As for Le Grice, he is my 'boss', in a very mundane sense as the director of the project that provides me with employment. He is also one of the most well-know British experimental filmmakers, in many ways a 'pioneer' of the form. Arnold a younger, but nonetheless significant, Austrian experimentalist.

The space/time aspects of LA are indeed the crux of the matter. The way that time, on a time line in digital editing which is analogous with analogue video where length of tape = duration, can then be expanded and contaracted with the flick of a mouse, indeed conflates notions of spatio/temporal representation and reproduction. I agree it's challenging in a sense and an aspect of digital moving image production the implications of which still haven't been appreciated or unpacked in any meaningful way. I think I'm edging towards something though, perhaps it is 'radical', I don't know.

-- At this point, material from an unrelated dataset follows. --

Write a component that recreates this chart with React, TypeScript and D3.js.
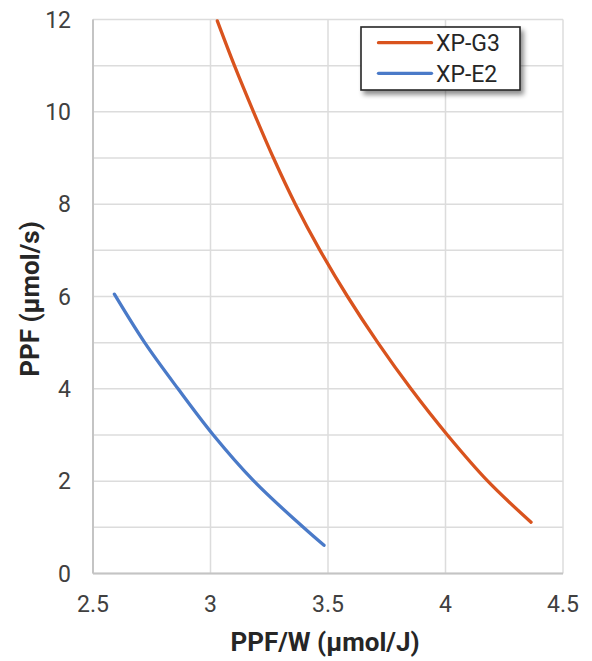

As for the responses to the talk. It was interesting. The audience was made up of mainly, I guess, dancers and choreographers. So the fact that we were talking in terms of things that they could relate to in some way (space, time, movement, music, etc) in their own practice, but were talking about a practice with which they were unfamiliar (experimental film and video) meant that there were a lot of interesting questions. Some of them were around questions of definition about how we define dance film in terms of experimental, to which I answered that surely we are not trying to do anything definitive, but rather to open up discussion around common elements and potentialities. One woman asked me if I wasn't in danger of becoming too much tied to my computer, to technology, and of that having too much of an influence on what I produce. I told her that I didn't necessarily view this as a problem. That most artists are reliant upon some technology and necessarily work within its parameters, and that it's not too far-fetched to consider the human body as a technology with which a dancer or choreographer has to work.